The Real Estate Market: The Government Gets It Wrong

The housing market is still in a slump slowing the recovery of our economy.  What is the solution to revitalizing the housing market?

First, we need to analyze why we are in this situation.  In the 1970’s, the Community Reinvestment Act went into effect, largely because many banks were avoiding lending in poor neighborhoods in big cities.  Rather than considering individual credit, they were “redlining” entire areas in large cities as off limits to lending.  It was a simple way to avoid risk, but a shortsighted policy.  Lazy lenders were not bothering to determine individual risk but were disqualifying entire communities.

The government’s solution was to require banks to invest in low income communities.  The government enforced that requirement by mandating a certain level of lending in the affected areas. However, the government set unrealistic requirements. There were certainly credit worthy customers that banks had ignored in the affected areas, but the level of lending the government sought would have resulted in banks lowering credit standards. Because banks were regulated by the government which required certain credit standards, banks were put in an untenable position—they could not lower their credit standards, or they would run into trouble with regulators; but those same regulators required investment in the affected communities at an unrealistic level.

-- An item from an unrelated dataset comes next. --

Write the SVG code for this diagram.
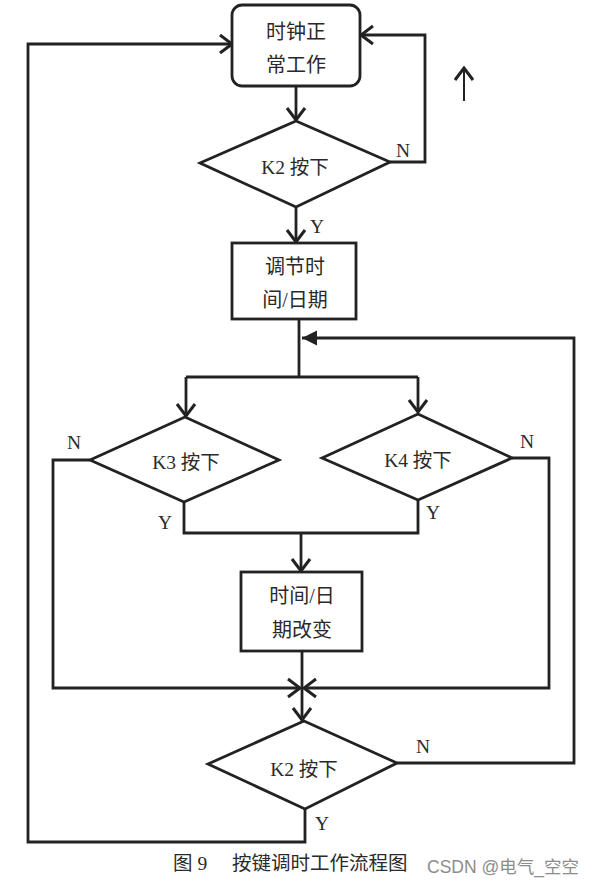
<svg xmlns="http://www.w3.org/2000/svg" width="594" height="885" viewBox="0 0 594 885">
<style>
.shape{fill:#fff;stroke:#222;stroke-width:2.8}
.ln{fill:none;stroke:#222;stroke-width:2.8}
.t{font-family:"Liberation Serif","Noto Sans CJK SC",serif;font-size:20px;fill:#2a2a2a;text-anchor:middle;dominant-baseline:central}
.lbl{font-family:"Liberation Serif","Noto Sans CJK SC",serif;font-size:19.5px;fill:#2a2a2a;text-anchor:middle;dominant-baseline:central}
.cap{font-family:"Liberation Serif","Noto Sans CJK SC",serif;font-size:19.5px;fill:#2a2a2a}
.wm{font-family:"Liberation Sans","Noto Sans CJK SC",sans-serif;font-size:17.5px;fill:#8c8c8c}
</style>
<defs>
<marker id="open" viewBox="-14 -11 16 22" markerWidth="16" markerHeight="22" refX="0" refY="0" orient="auto" markerUnits="userSpaceOnUse">
<path d="M-12,-9 L0,0 L-12,9" fill="none" stroke="#222" stroke-width="3"/>
</marker>
<marker id="solid" viewBox="-16 -9 17 18" markerWidth="17" markerHeight="18" refX="0" refY="0" orient="auto" markerUnits="userSpaceOnUse">
<path d="M-15,-7.5 L0,0 L-15,7.5 Z" fill="#222"/>
</marker>
</defs>

<g id="connectors">
<line class="ln" x1="296" y1="86" x2="296" y2="120" marker-end="url(#open)"/>
<polyline class="ln" points="390,162 425,162 425,35 361,35" marker-end="url(#open)"/>
<line class="ln" x1="296" y1="207" x2="296" y2="242" marker-end="url(#open)"/>
<polyline class="ln" points="299,319 299,377"/>
<polyline class="ln" points="186,377 418,377"/>
<line class="ln" x1="186" y1="377" x2="186" y2="416" marker-end="url(#open)"/>
<line class="ln" x1="418" y1="377" x2="418" y2="412" marker-end="url(#open)"/>
<polyline class="ln" points="397,763 574,763 574,338 302,338" marker-end="url(#solid)"/>
<polyline class="ln" points="90,460 53,460 53,688 300,688" marker-end="url(#open)"/>
<polyline class="ln" points="512,458 549,458 549,688 304,688" marker-end="url(#open)"/>
<polyline class="ln" points="184,502 184,533 418,533 418,500"/>
<line class="ln" x1="301" y1="533" x2="301" y2="571" marker-end="url(#open)"/>
<line class="ln" x1="302" y1="651" x2="302" y2="688"/>
<line class="ln" x1="302" y1="688" x2="302" y2="720" marker-end="url(#open)"/>
<polyline class="ln" points="305,809 305,842 28,842 28,44 232,44" marker-end="url(#open)"/>
<line x1="464" y1="101" x2="464" y2="68" stroke="#222" stroke-width="2" marker-end="url(#open)"/>
<text class="lbl" x="403" y="150">N</text>
<text class="lbl" x="317" y="226">Y</text>
<text class="lbl" x="74" y="442">N</text>
<text class="lbl" x="527" y="441">N</text>
<text class="lbl" x="165" y="522">Y</text>
<text class="lbl" x="433" y="512">Y</text>
<text class="lbl" x="423" y="746">N</text>
<text class="lbl" x="322" y="823">Y</text>
</g>

<g id="clock-normal">
<rect class="shape" x="232" y="5" width="128" height="81" rx="10"/>
<text class="t" x="296" y="32">时钟正</text>
<text class="t" x="296" y="65">常工作</text>
</g>

<g id="k2-first">
<polygon class="shape" points="200,163 296,121 390,162 296,207"/>
<text class="lbl" x="295" y="167">K2 按下</text>
</g>

<g id="adjust-time">
<rect class="shape" x="232" y="243" width="124" height="76"/>
<text class="t" x="295" y="267">调节时</text>
<text class="t" x="295" y="300">间/日期</text>
</g>

<g id="k3">
<polygon class="shape" points="90,460 185,417 279,460 184,502"/>
<text class="lbl" x="186" y="462">K3 按下</text>
</g>

<g id="k4">
<polygon class="shape" points="322,458 418,414 512,458 418,500"/>
<text class="lbl" x="418" y="460">K4 按下</text>
</g>

<g id="change-time">
<rect class="shape" x="241" y="572" width="121" height="79"/>
<text class="t" x="302" y="596">时间/日</text>
<text class="t" x="302" y="630">期改变</text>
</g>

<g id="k2-second">
<polygon class="shape" points="208,764 304,721 397,763 305,809"/>
<text class="lbl" x="304" y="769">K2 按下</text>
</g>

<g id="caption">
<text class="cap" x="173" y="870">图 9</text>
<text class="cap" x="232" y="870">按键调时工作流程图</text>
<text class="wm" x="427" y="873">CSDN @电气_空空</text>
</g>
</svg>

Government attempted to fix the problem it created by allowed Fannie Mae and Freddie Mac to lower their credit standards while providing mortgage guarantees for most mortgages issued by banks.  Banks, seeing a way to meet their CRA goals, lent money to low income households in the affected CRA areas, knowing the loans would be guaranteed.
The government’s good intentions had major unintended consequences. Not only did lower income households qualify for loans that under past higher credit standards would not qualify, but higher income families began to purchase homes beyond their means.  Because of the increase in demand for homes, home prices shot up creating a classic bubble which finally burst in the summer of 2007.

The government is now trying to solve the housing problem by forcing tax payers to subsidize home mortgages that are under water.  This policy is contributing to our stalled economic recovery:  Government is interfering with the normal market cycle in real estate; and, the increased tax burden hinders economic growth.     

The housing crisis can be solved by reducing government involvement in the market.  Here’s how: 

  • Stop the mortgage buyout program.  Let the market do its job.
  • Maintain mortgage guarantee programs that help low income households through Fannie Mae and Freddie Mac but reduce the percentage of the mortgage guaranteed from the present 95% to a more realistic 85%, so that buyers have to put a realistic down payment on a home, and reduce the maximum guarantee amount from $750,000 mortgage to $300,000. There is no need to continue subsidizing people purchasing high priced homes.
  • Continue low income housing tax credits.

As we reduce the government involvement in the housing market, the free market will adjust and reinvigorate the housing market.  As long as government continues to artificially try to prop up markets, the uncertainty created and costs to taxpayers will be a drag on our economy.      

1 comment:

  1. I did not understand before how Freddie and Fannie Mac worked, nor did I understand the impact of the programs on the housing market. That makes sense. What is the difference between Freddie and Fannie Mac, and how is the government forcing taxpayers to subsidize home mortgages that are under water?